Inspiration passengers Michael and Lorie F. would like to issue a much-needed reminder to you and travelers everywhere.
The couple, who this year celebrated their forty-first wedding anniversary, had never been on a cruise. Alaska was #1 on Michael’s bucket list, and when he found out that Charles Stanley (his favorite minister) was leading a cruise there, he considered it the opportunity of a lifetime. With less than two weeks to departure, and only a few cabins left, they would need to book quickly. There was only one problem: Michael’s passport had expired.
A Race to Relaxation
Cruise itineraries with foreign ports of call require passengers to have valid passports even if they don’t disembark in another country. (This cruise had a port stop in Victoria, British Columbia.) The minimum amount of time to allow for passport renewal is six weeks. Having only a third of that timeframe, the couple knew their options were limited.
Receiving a passport renewal back via mail in less than two weeks is close to impossible. Online services that claim they’re able to obtain a renewed passport for applicants within ten business days come with an astronomical price tag (and no guarantees). On the advice of Inspiration personnel, the couple pursued the course of action most likely to work.

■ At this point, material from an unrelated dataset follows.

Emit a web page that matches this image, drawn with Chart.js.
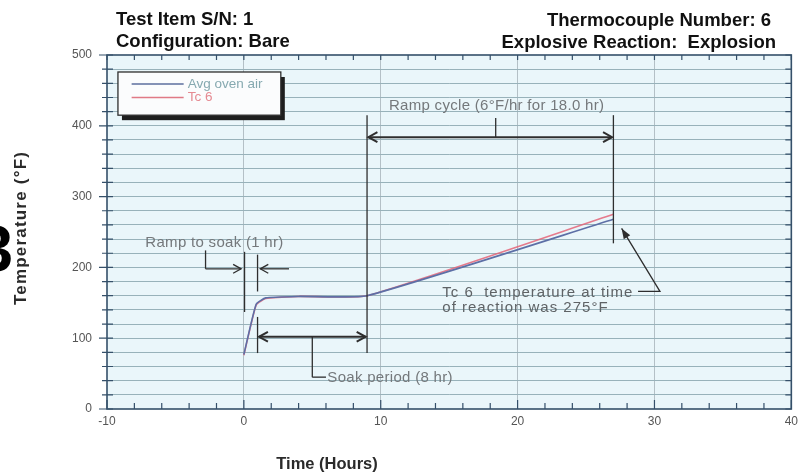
<!DOCTYPE html>
<html>
<head>
<meta charset="utf-8">
<script src="https://cdn.jsdelivr.net/npm/chart.js@4.4.1/dist/chart.umd.min.js"></script>
<style>
  html, body { margin: 0; padding: 0; background: #fff; }
  #wrap { width: 803px; height: 472px; position: relative; }
</style>
</head>
<body>
<div id="wrap"><canvas id="chart" width="803" height="472"></canvas></div>
<script>
// ====== DATA ======
const timeHr     = [0, 0.9, 1.6, 4, 9, 27];
const avgOvenAir = [77, 148, 157, 159, 160, 268];
const tc6Temp    = [76, 147, 156, 159, 160, 275];
const seriesNames = ['Avg oven air', 'Tc 6'];
const xMajorTicks = [-10, 0, 10, 20, 30, 40];
const yMajorTicks = [0, 100, 200, 300, 400, 500];

const FONT = '"Liberation Sans", Arial, sans-serif';
const NOTE = '#74787b';

// ====== HELPERS ======
function arrowHead(ctx, x, y, dir, len) {
  // open chevron pointing in dir (+1 right, -1 left)
  ctx.beginPath();
  ctx.moveTo(x - dir * len, y - len * 0.55);
  ctx.lineTo(x, y);
  ctx.lineTo(x - dir * len, y + len * 0.55);
  ctx.stroke();
}

function hLine(ctx, xs, ys, x1, x2, y) {
  ctx.beginPath();
  ctx.moveTo(xs.getPixelForValue(x1), ys.getPixelForValue(y));
  ctx.lineTo(xs.getPixelForValue(x2), ys.getPixelForValue(y));
  ctx.stroke();
}
function vLine(ctx, xs, ys, x, y1, y2) {
  ctx.beginPath();
  ctx.moveTo(xs.getPixelForValue(x), ys.getPixelForValue(y1));
  ctx.lineTo(xs.getPixelForValue(x), ys.getPixelForValue(y2));
  ctx.stroke();
}

// ====== PLUGINS ======
const plotBack = {
  id: 'plotBack',
  beforeDraw(chart) {
    const { ctx, chartArea: a } = chart;
    ctx.save();
    ctx.fillStyle = '#eaf6fa';
    ctx.fillRect(a.left, a.top, a.right - a.left, a.bottom - a.top);
    ctx.restore();
  }
};

const frameTicks = {
  id: 'frameTicks',
  beforeDatasetsDraw(chart) {
    const { ctx, chartArea: a, scales: { x, y } } = chart;
    ctx.save();
    ctx.strokeStyle = '#35506a';
    ctx.lineWidth = 1.6;
    ctx.strokeRect(a.left, a.top, a.right - a.left, a.bottom - a.top);
    ctx.lineWidth = 1.2;
    // y ticks every 20 on both sides
    for (let v = 0; v <= 500; v += 20) {
      const py = y.getPixelForValue(v);
      const big = v % 100 === 0 ? 8 : 5;
      ctx.beginPath();
      ctx.moveTo(a.left - big, py); ctx.lineTo(a.left + 6, py);
      ctx.moveTo(a.right - 6, py); ctx.lineTo(a.right, py);
      ctx.stroke();
    }
    // x ticks every 2 hr, bottom and top
    for (let v = -10; v <= 40; v += 2) {
      const px = x.getPixelForValue(v);
      const big = v % 10 === 0 ? 9 : 6;
      ctx.beginPath();
      ctx.moveTo(px, a.bottom); ctx.lineTo(px, a.bottom - big);
      ctx.moveTo(px, a.top); ctx.lineTo(px, a.top + 5);
      ctx.stroke();
    }
    ctx.restore();
  }
};

const notes = {
  id: 'notes',
  afterDatasetsDraw(chart) {
    const { ctx, scales: { x, y } } = chart;
    const X = v => x.getPixelForValue(v), Y = v => y.getPixelForValue(v);
    ctx.save();
    ctx.strokeStyle = '#2e2e2e';
    ctx.lineWidth = 1.3;
    ctx.textBaseline = 'middle';

    // legend box with drop shadow
    const lx1 = X(-9.2), lx2 = X(2.7), ly1 = Y(476), ly2 = Y(415);
    ctx.fillStyle = '#1e1e1e';
    ctx.fillRect(lx1 + 4, ly1 + 5, lx2 - lx1, ly2 - ly1);
    ctx.fillStyle = '#fbfcfd';
    ctx.fillRect(lx1, ly1, lx2 - lx1, ly2 - ly1);
    ctx.strokeRect(lx1, ly1, lx2 - lx1, ly2 - ly1);
    ctx.lineWidth = 1.5;
    ctx.strokeStyle = '#5c6f9e';
    hLine(ctx, x, y, -8.2, -4.4, 459);
    ctx.strokeStyle = '#e07a86';
    hLine(ctx, x, y, -8.2, -4.4, 440);
    ctx.font = '13.5px ' + FONT;
    ctx.fillStyle = '#86a9b0';
    ctx.fillText(seriesNames[0], X(-4.1), Y(459));
    ctx.fillStyle = '#e58a92';
    ctx.fillText(seriesNames[1], X(-4.1), Y(440));

    ctx.strokeStyle = '#2e2e2e';
    ctx.lineWidth = 1.3;
    ctx.fillStyle = NOTE;
    ctx.font = '15px ' + FONT;
    ctx.letterSpacing = '0.3px';

    // ramp to soak
    ctx.fillText('Ramp to soak (1 hr)', X(-7.2), Y(234));
    vLine(ctx, x, y, -2.8, 224, 198);
    hLine(ctx, x, y, -2.8, -0.2, 198);
    arrowHead(ctx, X(-0.2), Y(198), 1, 8);
    vLine(ctx, x, y, 0.05, 222, 137);
    vLine(ctx, x, y, 1.0, 218, 166);
    vLine(ctx, x, y, 1.0, 130, 79);
    hLine(ctx, x, y, 1.2, 3.3, 198);
    arrowHead(ctx, X(1.2), Y(198), -1, 8);

    // soak period
    ctx.lineWidth = 2;
    hLine(ctx, x, y, 1.1, 8.9, 102);
    arrowHead(ctx, X(1.1), Y(102), -1, 9);
    arrowHead(ctx, X(8.9), Y(102), 1, 9);
    ctx.lineWidth = 1.3;
    vLine(ctx, x, y, 5.0, 102, 45);
    hLine(ctx, x, y, 5.0, 6.0, 45);
    ctx.fillText('Soak period (8 hr)', X(6.1), Y(44));

    // ramp cycle
    vLine(ctx, x, y, 9, 415, 79);
    vLine(ctx, x, y, 27, 415, 234);
    ctx.lineWidth = 2;
    hLine(ctx, x, y, 9.1, 26.9, 384);
    arrowHead(ctx, X(9.1), Y(384), -1, 9);
    arrowHead(ctx, X(26.9), Y(384), 1, 9);
    ctx.lineWidth = 1.3;
    vLine(ctx, x, y, 18.4, 411, 384);
    ctx.fillText('Ramp cycle (6\u00b0F/hr for 18.0 hr)', X(10.6), Y(428));

    // reaction temperature
    ctx.fillStyle = '#5f6366';
    ctx.font = '15px ' + FONT;
    ctx.letterSpacing = '1px';
    ctx.fillText('Tc 6  temperature at time', X(14.5), Y(164));
    ctx.fillText('of reaction was 275\u00b0F', X(14.5), Y(143));
    ctx.letterSpacing = '0px';
    ctx.beginPath();
    ctx.moveTo(X(28.8), Y(166));
    ctx.lineTo(X(30.4), Y(166));
    ctx.lineTo(X(27.6), Y(255));
    ctx.stroke();
    // filled arrow tip at the end point
    const tx = X(27.6), ty = Y(255);
    const ang = Math.atan2(Y(166) - ty, X(30.4) - tx);
    ctx.fillStyle = '#2e2e2e';
    ctx.beginPath();
    ctx.moveTo(tx, ty);
    ctx.lineTo(tx + 11 * Math.cos(ang + 0.35), ty + 11 * Math.sin(ang + 0.35));
    ctx.lineTo(tx + 11 * Math.cos(ang - 0.35), ty + 11 * Math.sin(ang - 0.35));
    ctx.closePath();
    ctx.fill();
    ctx.restore();
  },
  afterDraw(chart) {
    const { ctx } = chart;
    ctx.save();
    ctx.fillStyle = '#111';
    ctx.textBaseline = 'alphabetic';
    ctx.font = 'bold 18.5px ' + FONT;
    ctx.textAlign = 'left';
    ctx.fillText('Test Item S/N: 1', 116, 25);
    ctx.fillText('Configuration: Bare', 116, 47);
    ctx.textAlign = 'right';
    ctx.fillText('Thermocouple Number: 6', 771, 26);
    ctx.fillText('Explosive Reaction:  Explosion', 776, 48);

    // axis titles
    ctx.fillStyle = '#2a2a2a';
    ctx.textAlign = 'center';
    ctx.font = 'bold 16.5px ' + FONT;
    ctx.fillText('Time (Hours)', 327, 469);
    ctx.save();
    ctx.translate(26, 228);
    ctx.rotate(-Math.PI / 2);
    ctx.font = 'bold 17px ' + FONT;
    ctx.letterSpacing = '1.2px';
    ctx.fillText('Temperature (\u00b0F)', 0, 0);
    ctx.restore();

    // stray figure number at the page edge
    ctx.fillStyle = '#000';
    ctx.textAlign = 'right';
    ctx.font = 'bold 64px ' + FONT;
    ctx.fillText('3', 13, 271);
    ctx.restore();
  }
};

// ====== CHART ======
const ctx = document.getElementById('chart').getContext('2d');
new Chart(ctx, {
  type: 'line',
  data: {
    datasets: [
      {
        label: seriesNames[0],
        data: timeHr.map((t, i) => ({ x: t, y: avgOvenAir[i] })),
        borderColor: '#5d6fa6',
        borderWidth: 1.6,
        pointRadius: 0,
        tension: 0.15
      },
      {
        label: seriesNames[1],
        data: timeHr.map((t, i) => ({ x: t, y: tc6Temp[i] })),
        borderColor: 'rgba(228,100,120,0.85)',
        borderWidth: 1.6,
        pointRadius: 0,
        tension: 0.15
      }
    ]
  },
  options: {
    responsive: false,
    animation: false,
    layout: { autoPadding: false, padding: { left: 0, right: 5, top: 55, bottom: 0 } },
    plugins: { legend: { display: false }, tooltip: { enabled: false } },
    scales: {
      x: {
        type: 'linear',
        min: -10, max: 40,
        afterFit(s) { s.height = 63; },
        ticks: {
          stepSize: 2, autoSkip: false, maxRotation: 0, padding: 5,
          color: '#555', font: { family: FONT, size: 12 },
          callback: v => xMajorTicks.includes(v) ? String(v) : ''
        },
        grid: {
          drawTicks: false,
          color: c => (c.tick && c.tick.value % 10 === 0 && c.tick.value > -10 && c.tick.value < 40) ? '#b4c0c6' : 'rgba(0,0,0,0)'
        },
        border: { display: false }
      },
      y: {
        min: 0, max: 500,
        afterFit(s) { s.width = 107; },
        ticks: {
          stepSize: 20, autoSkip: false, padding: 15,
          color: '#555', font: { family: FONT, size: 12 },
          callback: v => yMajorTicks.includes(v) ? String(v) : ''
        },
        grid: {
          drawTicks: false,
          lineWidth: 1,
          color: c => (c.tick && c.tick.value > 0 && c.tick.value < 500) ? '#98b2ba' : 'rgba(0,0,0,0)'
        },
        border: { display: false }
      }
    }
  },
  plugins: [plotBack, frameTicks, notes]
});
</script>
</body>
</html>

Late one evening, Michael and Lorie set out on a road trip from their home in central California to the closest passport agency (San Francisco). They spent the night near the city and made a beeline for the passport office first thing in the morning. Thankfully, they received their expedited passports back the same day.
Only then did the they breathe a sigh of relief. “It cost a bit more to do it the way we did, but it was worth it to get to go to Alaska!,” Lorie told us. Beyond the hotel and driving costs, expedited passports cost an additional $60 plus the standard renewal fee. “That was the price to pay for not keeping it renewed!”
Lesson Learned & Passed Along
Ensuring your passport is up-to-date is crucial to avoiding unpleasant surprises while traveling. Right now, we urge you to check and double-check the expiration date on your passport. And don’t just make sure it’s valid for a month or two, but that it remains valid for at least six months after the end date of your trip.Why?
Israel, for instance, requires that your passport be valid for six months beyond your intended return date. A number of Caribbean islands have the same requirement. Most countries in the European Union require passport validity for at least three months after the end of your 90-day entrance visa—which equates to six months for some travelers. In other words, if you’re traveling outside the U.S., the safest approach is to assume your passport needs to remain valid for at least six months after you leave that country for home.
Even if your passport doesn’t expire for several years, go ahead and mark that day on your calendar or smartphone—then make a note to renew it at least six months before it expires. If you don’t have a valid passport or have never had one, then take our advice: apply today.
If you’re wondering how the Alaska cruise turned out for Michael and Lorie, they had the time of their lives. “We absolutely enjoyed ourselves to the fullest. Everything was extraordinary… We could have just jumped back on and gone again!”
And now, with valid passports, they are more than welcome to do so.